A fixture on campus with a penchant for mentoring underclassmen students, Vincent Tran ’18 is heading into the financial industry after graduation. Tran recently accepted an offer to become an analyst in the Financial Advisor Development Program at Merrill Lynch in Boston.
Tran, a sociology major, acknowledges his journey to the financial sector as a bit surprising. He said that a semester with Hamilton’s New York City Program ignited his interest and called that the starting point of a domino effect. As a first-year student, Tran wasn't sure what he wanted to major in, but became fascinated with a sociology course that taught him about wealth disparity in America.
“After that, it snowballed because the following semester, the NYC program was sociology-based,” Tran explains. As a component of that program, Tran held an internship with a local startup called League Apps. There, he successfully transitioned from a spring business associate to a summer associate to continue to gain experience in a city known as “the Mecca of startups.” During this time, he met his mentor at Merrill Lynch who helped him land a summer internship during the summer before senior year. This made him a competitive applicant for a full-time position after graduation.
Hometown: Quincy, Mass.
High School: North Quincy High School
Tran describes the job as “a long time coming in the sense that I first found out about the career path of being a financial adviser during my sophomore summer.” He credits this position, and League Apps CEO Brian Litvack, with opening many avenues for networking with established members of the financial and startup communities. This allowed Tran to set his sights on Merrill Lynch as an excellent next career move. Peter Laird ’91 and Daniel Heyman ’03 provided insight into the large wealth management firm’s company culture for Tran.
Tran discovered finance as a means of serving his larger goals to help others. When he began at Hamilton, Tran was drawn toward a career in law enforcement. He felt that this would be the most straightforward means of helping his community and affecting real change in people’s lives. But, as he continued to study where inequality stems from, Tran realized there were other ways to help. He “realized police only solve a small a part of the bigger problem, which stems from debt and poverty. So in theory, if you teach people how to manage and invest their money properly, then crime should go down,” he said.

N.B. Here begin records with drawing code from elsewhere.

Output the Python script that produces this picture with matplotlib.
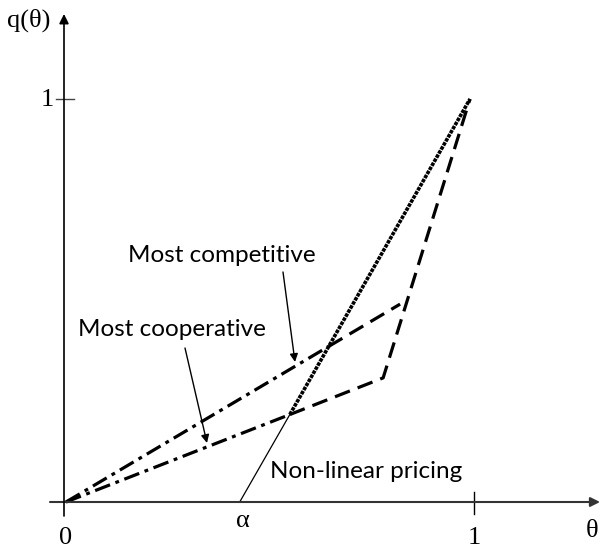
import matplotlib
matplotlib.use("Agg")
import matplotlib.pyplot as plt

# data coordinates (theta, q)
ALPHA = 0.43
competitive_dashdot = ([0.0, 0.65], [0.0, 0.386])
competitive_dashed = ([0.65, 0.827], [0.386, 0.491])
cooperative_dashdot = ([0.0, 0.554], [0.0, 0.217])
cooperative_dashed = ([0.554, 0.785, 1.0], [0.217, 0.308, 1.0])
nonlinear_dotted = ([0.554, 1.0], [0.217, 1.0])
nonlinear_thin = ([ALPHA, 0.554], [0.0, 0.217])

W, H = 601, 552
X0, Y0 = 66, 502          # pixel position of the origin
SX, SY = 404, 403         # pixels per unit

fig = plt.figure(figsize=(W / 100, H / 100), dpi=100)
ax = fig.add_axes([0, 0, 1, 1])
ax.set_xlim(-X0 / SX, (W - X0) / SX)
ax.set_ylim(-(H - Y0) / SY, Y0 / SY)
ax.axis("off")

def px(x, y):
    return ((x - X0) / SX, (Y0 - y) / SY)

# axes with arrows
ax.annotate("", xy=px(600, 502), xytext=px(50, 502),
            arrowprops=dict(arrowstyle="-|>", color="#333333", lw=1.5,
                            mutation_scale=14, shrinkA=0, shrinkB=0))
ax.annotate("", xy=px(64, 14), xytext=px(64, 516),
            arrowprops=dict(arrowstyle="-|>", color="black", lw=1.2,
                            mutation_scale=14, shrinkA=0, shrinkB=0))
# ticks
ax.plot([-0.025, 0.02], [1, 1], color="#444444", lw=1)
ax.plot([1.01, 1.01], [-0.03, 0.025], color="black", lw=1)

serif = dict(family="Liberation Serif", fontsize=19, color="black")
ax.text(*px(29, 20), "q(θ)", ha="center", va="center", **serif)
ax.text(*px(47, 100), "1", ha="center", va="center", **serif)
ax.text(*px(66, 538), "0", ha="center", va="center", **serif)
ax.text(*px(243, 521), "α", ha="center", va="center", **serif)
ax.text(*px(474, 538), "1", ha="center", va="center", **serif)
ax.text(*px(592, 531), "θ", ha="center", va="center", **serif)

dash = (0, (5, 2.6))
dashdot = (0, (5, 1.8, 1.2, 1.8))
lw = 2.3
ax.plot(*competitive_dashdot, color="black", lw=lw, linestyle=dashdot)
ax.plot(*competitive_dashed, color="black", lw=lw, linestyle=dash)
ax.plot(*cooperative_dashdot, color="black", lw=lw, linestyle=dashdot)
ax.plot(*cooperative_dashed, color="black", lw=lw, linestyle=dash)
ax.plot(*nonlinear_dotted, color="black", lw=2.6, linestyle=(0, (1.0, 0.3)))
ax.plot(*nonlinear_thin, color="black", lw=0.9)

sans = dict(family="Lato", fontsize=17.5, color="black")
ax.text(*px(222, 256), "Most competitive", ha="center", va="center", **sans)
ax.text(*px(172, 330), "Most cooperative", ha="center", va="center", **sans)
ax.text(*px(270, 471), "Non-linear pricing", ha="left", va="center", **sans)

arrow = dict(arrowstyle="-|>", color="black", lw=1, mutation_scale=12,
             shrinkA=0, shrinkB=0)
ax.annotate("", xy=px(295, 362), xytext=px(283, 272), arrowprops=arrow)
ax.annotate("", xy=px(207, 443), xytext=px(185, 348), arrowprops=arrow)

fig.savefig("out.png", dpi=100)
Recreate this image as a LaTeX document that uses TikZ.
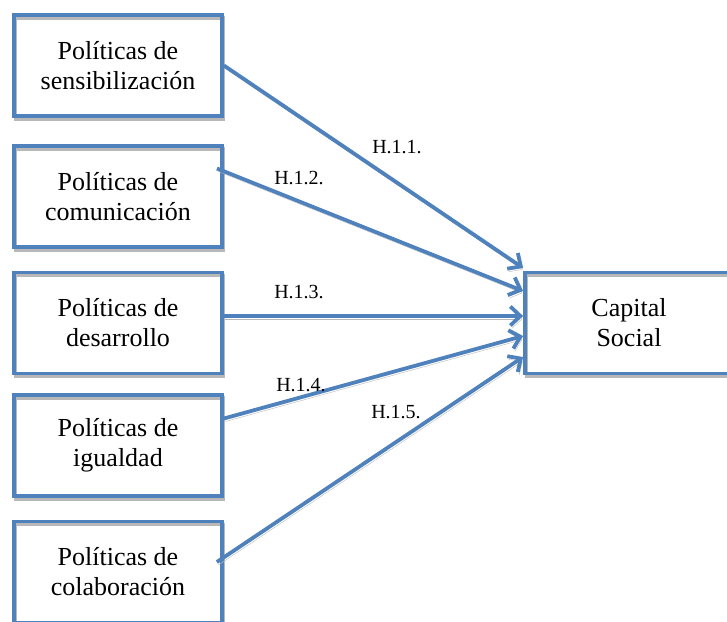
\documentclass[tikz,border=0pt]{standalone}
\usepackage{fontspec}
\setmainfont{Liberation Serif}
\usetikzlibrary{arrows.meta}
\definecolor{wordblue}{RGB}{79,129,189}

\begin{document}
\begin{tikzpicture}[x=1pt,y=-1pt,
  dropline/.style={preaction={draw=black!28,transform canvas={shift={(1.5pt,-3pt)}}}},
  pol/.style={draw=wordblue,line width=3.8pt,dropline,minimum width=208pt,minimum height=101pt,
    align=center,inner sep=0pt,font=\fontsize{26}{30}\selectfont},
  hyp/.style={draw=wordblue,line width=3.8pt,dropline,-{Straight Barb[length=10pt,width=19pt]}},
  lbl/.style={inner sep=0pt,font=\fontsize{20}{24}\selectfont}]
\useasboundingbox (0,0) rectangle (727,621);
\clip (0,0) rectangle (727,621);
\node[pol] (sens) at (118,65.5) {Políticas de\\sensibilización};
\node[pol] (comu) at (118,196.5) {Políticas de\\comunicación};
\node[pol] (desa) at (118,323) {Políticas de\\desarrollo};
\node[pol] (igua) at (118,445.5) {Políticas de\\igualdad};
\node[pol] (cola) at (118,572) {Políticas de\\colaboración};
\node[pol] (capital) at (629,323) {Capital\\Social};
\draw[hyp] (sens.east) -- ([yshift=55pt]capital.west);
\draw[hyp] ([xshift=-7pt,yshift=28pt]comu.east) -- ([yshift=32pt]capital.west);
\draw[hyp] ([yshift=7pt]desa.east) -- ([yshift=7pt]capital.west);
\draw[hyp] ([yshift=27pt]igua.east) -- ([yshift=-13pt]capital.west);
\draw[hyp] ([xshift=-7pt,yshift=10pt]cola.east) -- ([yshift=-34pt]capital.west);
\node[lbl] (h1) at (397,147) {H.1.1.};
\node[lbl] (h2) at (299,178) {H.1.2.};
\node[lbl] (h3) at (299,292) {H.1.3.};
\node[lbl] (h4) at (301,385) {H.1.4.};
\node[lbl] (h5) at (396,412) {H.1.5.};
\end{tikzpicture}
\end{document}
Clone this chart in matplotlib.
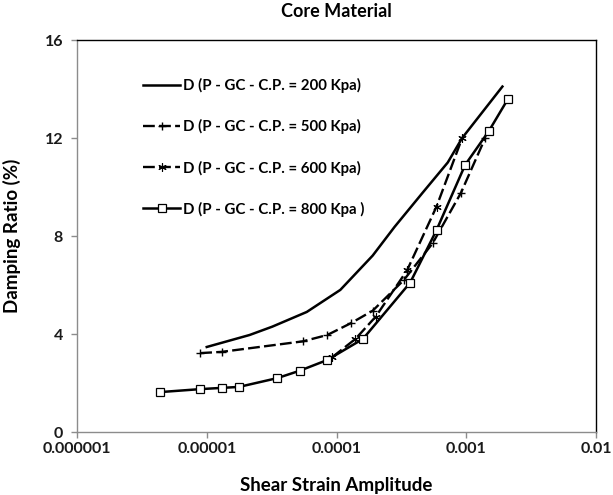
import matplotlib
matplotlib.use("Agg")
import matplotlib.pyplot as plt
from matplotlib.ticker import FixedLocator, FixedFormatter, NullLocator

plt.rcParams['font.family'] = ['Lato', 'DejaVu Sans']

title = "Core Material"
xlabel = "Shear Strain Amplitude"
ylabel = "Damping Ratio (%)"

labels = ["D (P - GC - C.P. = 200 Kpa)",
          "D (P - GC - C.P. = 500 Kpa)",
          "D (P - GC - C.P. = 600 Kpa)",
          "D (P - GC - C.P. = 800 Kpa )"]

x200 = [1.0e-5, 2.14e-5, 3.2e-5, 5.9e-5, 1.07e-4, 1.9e-4, 2.8e-4, 4.6e-4, 7.2e-4, 9.3e-4, 1.9e-3]
y200 = [3.47, 3.96, 4.3, 4.9, 5.8, 7.2, 8.37, 9.76, 11.0, 12.0, 14.1]

x500 = [8.9e-6, 1.3e-5, 5.5e-5, 8.5e-5, 1.3e-4, 1.9e-4, 3.3e-4, 5.5e-4, 9.1e-4, 1.4e-3]
y500 = [3.22, 3.27, 3.7, 3.96, 4.45, 4.95, 6.2, 7.7, 9.76, 12.0]

x600 = [9.3e-5, 1.4e-4, 2.0e-4, 3.5e-4, 5.9e-4, 9.3e-4]
y600 = [3.06, 3.8, 4.7, 6.6, 9.2, 12.0]

x800 = [4.4e-6, 8.9e-6, 1.3e-5, 1.77e-5, 3.5e-5, 5.2e-5, 8.5e-5, 1.6e-4, 3.7e-4, 5.9e-4, 9.8e-4, 1.5e-3, 2.1e-3]
y800 = [1.63, 1.75, 1.8, 1.84, 2.2, 2.5, 2.94, 3.8, 6.1, 8.24, 10.9, 12.3, 13.6]

xticks = [1e-6, 1e-5, 1e-4, 1e-3, 1e-2]
xticklabels = ["0.000001", "0.00001", "0.0001", "0.001", "0.01"]
yticks = [0, 4, 8, 12, 16]
yticklabels = ["0", "4", "8", "12", "16"]

fig = plt.figure(figsize=(6.13, 4.95), dpi=100)
ax = fig.add_axes([77/613, (495-432)/495, (596-77)/613, (432-40)/495])

ax.plot(x200, y200, color='black', lw=1.8, label=labels[0])
ax.plot(x500, y500, color='black', lw=1.7, linestyle=(0, (5, 1.8)),
        marker='+', markersize=6, markeredgewidth=1.0, label=labels[1])
ax.plot(x600, y600, color='black', lw=1.7, linestyle=(0, (5, 1.8)),
        marker=(6, 2, 0), markersize=6, markeredgewidth=0.8, label=labels[2])
ax.plot(x800, y800, color='black', lw=1.8,
        marker='s', markersize=6, markerfacecolor='white', markeredgecolor='black',
        markeredgewidth=0.9, label=labels[3])

ax.set_xscale('log')
ax.set_xlim(1e-6, 1e-2)
ax.set_ylim(0, 16)
ax.xaxis.set_major_locator(FixedLocator(xticks))
ax.xaxis.set_major_formatter(FixedFormatter(xticklabels))
ax.xaxis.set_minor_locator(NullLocator())
ax.yaxis.set_major_locator(FixedLocator(yticks))
ax.yaxis.set_major_formatter(FixedFormatter(yticklabels))

for s in ['left', 'bottom']:
    ax.spines[s].set_color('#8c8c8c')
    ax.spines[s].set_linewidth(1.0)
for s in ['top', 'right']:
    ax.spines[s].set_color('black')
    ax.spines[s].set_linewidth(1.0)

ax.tick_params(axis='both', which='major', direction='out', length=4, width=1,
               color='#8c8c8c', labelsize=11.5)
ax.tick_params(axis='x', pad=3.5)
ax.tick_params(axis='y', pad=6)
for t in ax.get_xticklabels() + ax.get_yticklabels():
    t.set_fontweight('bold')
    t.set_color('#1a1a1a')

ax.set_title(title, fontsize=13, fontweight='bold', pad=16.5)
ax.set_xlabel(xlabel, fontsize=13.5, fontweight='bold', labelpad=14.5)
ax.set_ylabel(ylabel, fontsize=13.5, fontweight='bold', labelpad=17)

leg = ax.legend(loc='upper left', bbox_to_anchor=(0.127, 0.902), frameon=False,
                borderpad=0, borderaxespad=0, handlelength=2.5, handletextpad=0.15,
                labelspacing=1.73, prop={'weight': 'bold', 'size': 10.8})

fig.savefig('out.png', dpi=100)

In the long term, Tran hopes to facilitate this learning by eventually offering pro bono financial consulting for low-income families. He sees his past employment at companies like League Apps and his future position at Merrill Lynch as excellent training for this work. He feels that the confidence instilled in him as a Hamilton student will ease the transition, and credits the Sociology Department and New York City program as fundamental to his success.